Europa kann den Flüchtlingsansturm ohne Probleme bewältigen? Hierzu sollten wir uns zunächst einmal fragen: Wenn Flüchtlinge aus Syrien, aber auch Afghanistan, dem Irak oder sonst woher die Türkei erreichen, warum müssen sie von dort weiter fliehen? Warum müssen sie die gefährliche Fahrt über das Mittelmeer antreten? Sind sie bei unserem NATO-Partner Türkei nicht sicher? Müssen sie dort um ihr Leben fürchten? Und wenn sie in Griechenland sind, warum müssen sie von dort weiter fliehen? Sind sie auch dort nicht sicher? Sind sie erst in Sicherheit, wenn sie Deutschland erreicht haben? Warum fliehen so viele junge Männer? Sind sie in ihren Heimatländern nicht sicher, ihre Frauen und Kinder aber schon? Warum verlieren so viele Flüchtlinge ihre Pässe auf der Flucht, aber fast niemand sein Smartphone? Wenn wir auf diese Fragen vorurteilsfrei eine Antwort suchen, sind wir der Lösung der Flüchtlingskrise schon ein ganzes Stück näher gekommen.

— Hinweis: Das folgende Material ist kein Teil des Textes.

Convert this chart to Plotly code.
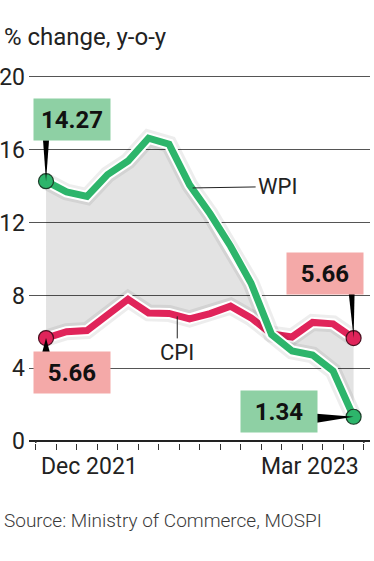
import plotly.graph_objects as go

months = ["Dec 2021", "Jan 2022", "Feb 2022", "Mar 2022", "Apr 2022", "May 2022", "Jun 2022",
          "Jul 2022", "Aug 2022", "Sep 2022", "Oct 2022", "Nov 2022", "Dec 2022",
          "Jan 2023", "Feb 2023", "Mar 2023"]
wpi = [14.27, 13.68, 13.43, 14.63, 15.38, 16.63, 16.3, 14.07, 12.48, 10.7, 8.67, 5.85, 4.95, 4.73, 3.85, 1.34]
cpi = [5.66, 6.01, 6.07, 6.95, 7.79, 7.04, 7.01, 6.71, 7.0, 7.41, 6.77, 5.88, 5.72, 6.52, 6.44, 5.66]
y_ticks = [0, 4, 8, 12, 16, 20]
x_labels = ["Dec 2021", "Mar 2023"]

FONT = "Roboto, Arial, sans-serif"
GREEN = "#2db56b"
RED = "#e0245a"
GREEN_BOX = "#8ed0a4"
RED_BOX = "#f4a9a8"

idx = list(range(len(months)))
n = len(months)

fig = go.Figure()

# fill between the two series
fig.add_trace(go.Scatter(x=idx, y=wpi, mode="lines", line=dict(width=0), hoverinfo="skip", showlegend=False))
fig.add_trace(go.Scatter(x=idx, y=cpi, mode="lines", line=dict(width=0), fill="tonexty",
                         fillcolor="rgba(0,0,0,0.11)", hoverinfo="skip", showlegend=False))

# shadows, outlines, lines
for series, col in [(cpi, RED), (wpi, GREEN)]:
    fig.add_trace(go.Scatter(x=idx, y=series, mode="lines", line=dict(width=17, color="rgba(0,0,0,0.07)"),
                             hoverinfo="skip", showlegend=False))
    fig.add_trace(go.Scatter(x=idx, y=series, mode="lines", line=dict(width=11, color="white"),
                             hoverinfo="skip", showlegend=False))
    fig.add_trace(go.Scatter(x=idx, y=series, mode="lines", line=dict(width=7, color=col),
                             hoverinfo="skip", showlegend=False))

# axis end bars (below the zero line)
for xv in [-0.5, n - 0.5]:
    fig.add_trace(go.Scatter(x=[xv, xv], y=[0, -2.4], mode="lines", line=dict(width=1.5, color="#333"),
                             cliponaxis=False, hoverinfo="skip", showlegend=False))

# pointers (triangles in pixel space anchored at the data points)
pointers = [
    (0, wpi[0], "M -3 41 L 3 41 L 0 0 Z"),
    (0, cpi[0], "M -4 -15 L 4 -15 L 0 0 Z"),
    (n - 1, cpi[-1], "M -5 46 L 1 46 L 0 0 Z"),
    (n - 1, wpi[-1], "M -37 3 L -37 -6 L 0 0 Z"),
]
for xv, yv, p in pointers:
    fig.add_shape(type="path", xref="x", yref="y", xsizemode="pixel", ysizemode="pixel",
                  xanchor=xv, yanchor=yv, path=p, fillcolor="black", line=dict(width=0))

# end markers
fig.add_trace(go.Scatter(x=[0, n - 1], y=[wpi[0], wpi[-1]], mode="markers",
                         marker=dict(size=15, color=GREEN, line=dict(width=1.2, color="#1b3d28")),
                         cliponaxis=False, hoverinfo="skip", showlegend=False))
fig.add_trace(go.Scatter(x=[0, n - 1], y=[cpi[0], cpi[-1]], mode="markers",
                         marker=dict(size=15, color=RED, line=dict(width=1.2, color="#4a1020")),
                         cliponaxis=False, hoverinfo="skip", showlegend=False))

# value boxes
boxes = [
    (0, wpi[0], wpi[0], GREEN_BOX, 26, 62),
    (0, cpi[0], cpi[0], RED_BOX, 26, -34),
    (n - 1, cpi[-1], cpi[-1], RED_BOX, -29, 65),
    (n - 1, wpi[-1], wpi[-1], GREEN_BOX, -75, 5),
]
for xv, yv, val, bg, xs, ys in boxes:
    fig.add_annotation(x=xv, y=yv, text=f"<b>{val:.2f}</b>", showarrow=False, xshift=xs, yshift=ys,
                       width=76, height=41, bgcolor=bg, borderpad=0,
                       font=dict(family=FONT, size=24, color="#111"))

# series labels with leader lines
fig.add_annotation(x=7.15, y=13.9, xref="x", yref="y", text="WPI", showarrow=True,
                   ax=63, ay=-1, axref="pixel", ayref="pixel", arrowhead=0, arrowwidth=1,
                   arrowcolor="#222", standoff=0, startstandoff=0, xanchor="left",
                   font=dict(family=FONT, size=22, color="#222"))
fig.add_annotation(x=6.4, y=6.85, xref="x", yref="y", text="CPI", showarrow=True,
                   ax=0, ay=22, arrowhead=0, arrowwidth=1, arrowcolor="#222", standoff=0,
                   yanchor="top", font=dict(family=FONT, size=22, color="#222"))

# x labels
fig.add_annotation(x=-0.5, y=0, xref="x", yref="y", text=x_labels[0], showarrow=False,
                   xanchor="left", yanchor="top", xshift=3, yshift=-10,
                   font=dict(family=FONT, size=23, color="#222"))
fig.add_annotation(x=n - 0.5, y=0, xref="x", yref="y", text=x_labels[1], showarrow=False,
                   xanchor="right", yanchor="top", xshift=-3, yshift=-10,
                   font=dict(family=FONT, size=23, color="#222"))

# title and source
fig.add_annotation(x=0, y=1, xref="paper", yref="paper", xanchor="left", yanchor="bottom",
                   text="% change, y-o-y", showarrow=False, xshift=-27, yshift=22,
                   font=dict(family=FONT, size=24, color="#222"))
fig.add_annotation(x=0, y=0, xref="paper", yref="paper", xanchor="left", yanchor="top",
                   text="Source: Ministry of Commerce, MOSPI", showarrow=False, xshift=-27, yshift=-64,
                   font=dict(family=FONT, size=19, color="#3a3a3a", weight=300))

fig.update_layout(
    width=374, height=561,
    margin=dict(l=29, r=4, t=75, b=118),
    paper_bgcolor="white", plot_bgcolor="white",
    xaxis=dict(range=[-0.83, 15.8], tickvals=[i + 0.5 for i in range(-1, n)], ticktext=[""] * (n + 1),
               ticks="outside", ticklen=6, tickwidth=1, tickcolor="#333", showgrid=False,
               zeroline=False, showline=False, fixedrange=True, automargin=False),
    yaxis=dict(range=[-0.1, 20.1], tickvals=y_ticks, ticks="", showgrid=True, gridcolor="#555",
               gridwidth=1.3, zeroline=True, zerolinecolor="#222", zerolinewidth=1.5,
               tickfont=dict(family=FONT, size=23, color="#222"), ticklabelstandoff=3,
               showline=False, fixedrange=True, automargin=False),
    showlegend=False,
)

# remove the browser's default 8px body margin so the figure fills the window exactly
fig.write_html("out.html", config={"displayModeBar": False},
               post_script="document.body.style.margin='0';document.body.style.overflow='hidden';")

Wie können wir Deutschen uns eigentlich anmaßen, unsere Sicht der Flüchtlingskrise mit der Frage nach der Zukunft Europas zu verknüpfen? Wie können wir uns anmaßen, uns als Generalmanager dieser Krise aufzuspielen? Steht Merkels Handeln in dieser Frage bislang nicht vor allem für absolute Planlosigkeit? „Wir schaffen das.“ „Es gibt keine Obergrenzen beim Asyl.“ Hat sie da mal ihre europäischen Partner gefragt, ob sie das auch so sehen? Und hat sie damit nicht alle Welt zu uns eingeladen? Die Lösung der Probleme der Welt kann aber nicht darin liegen, dass alle Welt nach Deutschland kommt. Derzeit sind weltweit ca. 60 Mio. Menschen auf der Flucht. Sollen die alle zu uns kommen? Ist ihnen erst dann geholfen? Und wenn wir das alles schaffen, warum bettelt die Kanzlerin dann bei Erdogan, dass der die Grenzen dicht macht? Scheinheiliger geht es kaum noch.

Den Deutschen ist zu großen Teilen ihre eigene Nation suspekt. Daher gieren sie danach in Europa aufzugehen. Wie grotesk: Gleichwohl soll Europa möglichst nach unserer Pfeife tanzen. Wir sollten jedoch akzeptieren, dass es auch in einem geeinten Europa noch Nationen gibt. Da sind Polen, Ungarn, Briten oder Dänen, die sich in erster Linie als Bürger ihres Landes und dann erst als Europäer sehen. Und sie sehen den millionenfachen Zustrom von Menschen mit einem ganz anderen kulturellen Hintergrund und anderen Moralvorstellungen und zudem meist unzureichender Bildung und beruflicher Qualifikation sehr viel kritischer als die deutsche Regierung. Im Frühsommer letzten Jahres haben wir Deutschen uns über die Griechen mokiert, weil die es nicht schafften, Flüchtlinge ordnungsgemäß zu registrieren. Als ein paar Wochen später die Flüchtlingswelle Deutschland erreichte, konnten wir es nicht besser als die Griechen. Deutsche Großmannssucht auf den Boden der Realität gebracht.

Europa wird nicht daran scheitern, dass viele Länder die Flüchtlingsfrage sehr viel kritischer sehen, als wir Deutschen. Europa kann aber daran scheitern, dass die Kanzlerin und deutsche Medien das Schicksal Europas mit der Flüchtlingskrise verknüpfen und den Rest Europas ihrem Diktat unterwerfen wollen. Darüber sollten wir nachdenken, statt eine seltsame Lust am Untergang zu beschwören.